DE 32 40 404 A1 discloses a braking system with slip control for automotive vehicles which comprises a brake force booster coupled to the tandem master cylinder. Located between the tandem master cylinder and the hydraulic brake force booster, within the housing of the brake pressure generator, is a positioning piston to which pressure from an external energy source is dynamically applied during the brake slip control through a corresponding valve and switching arrangement. In order to allow the manually controlled actuating force, the pressure rod and, hence, the use of the brake pedal is possible at any time during the slip control mode.
In the generic braking system according to EP-A-0374485 the master brake cylinder formed as an electrohydraulic follower booster is connected through a piston rod to a braking pedal. The piston rod applies pressure to a master cylinder piston through which, in turn, a braking chamber can be pressurized. The brake fluid is passed through brake conduits to the corresponding wheel brake cylinder. Associated to the master cylinder piston is a servo piston chamber which, through magnetic valves, is connected to a pressure fluid accumulator and a pump delivering into the pressure fluid accumulator. Moreover, a pressure limiting valve is provided in the bypass leading to the pump so that an auxiliary pressure source formed of the magnetic valves, the accumulator, a check valve and the pressure limiting valve with the pump delivers the pressure fluid of an intake reservoir in communication with the brake pressure generator either to the servo piston chamber or back to the intake reservoir. The magnetic valves of the auxiliary pressure source are controlled through a sensor detecting the movement of the piston rod. Moreover, a sensor is also associated to the master cylinder piston, detecting independently of the movement of the piston rod the actual movement of the master cylinder piston and also enabling the magnetic valves for the control of the auxiliary pressure source to be actuated by means of an electronic assembly. The switching and mechanical efforts required for providing the auxiliary pressure in the brake pressure generator are disadvantageous. Defective magnetic valves of the auxiliary pressure source result in a failure of the servo pressure for the brake pressure generator.
The switching principle of the braking system for controlling the brake slip is to be improved with a view to the multiplicity of required inlet and outlet valves. In special operating modes of the braking system, the expansion of the pressure fluid will have to take place in the non-pressurized intake reservoir which is likely to result in operating failure. In addition, the structural design of the brake pressure generator does not permit a servo force control characteristic that can be performed independently of the manual input force to allow, if need be, a simple change in the brake characteristic. Also, the use of a relatively complex auxiliary pressure generator (motor pump aggregate) proves to be cost-intensive.

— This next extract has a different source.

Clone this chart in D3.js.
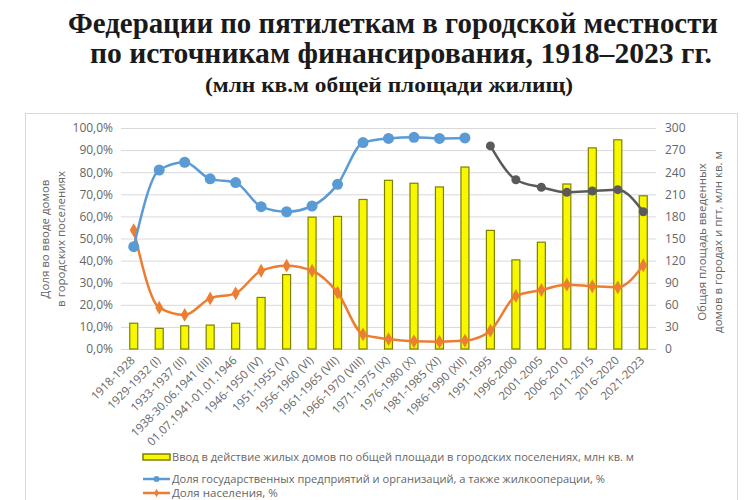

It is, therefore, the object of the invention to provide a braking system with slip control in which the afore-mentioned disadvantages have been overcome, permitting versatile use through a simple, low-cost and safe design, which can be extended to multi-channel operation involving low energy consumption. Another object of the invention resides in enabling the brake force booster function to be varied within predetermined limits independently of the pressure rod actuation.
These objects are achieved providing an electronic sensor means for detecting the relative movement between the pressure rod and the booster piston, the output signals of which are able to influence the excitation of the auxiliary pressure source. Hence, the brake force boosting is effected, if need be, independently of actuating forces put in manually, thereby enabling at any time by simple means an anti-locking control/traction slip control function.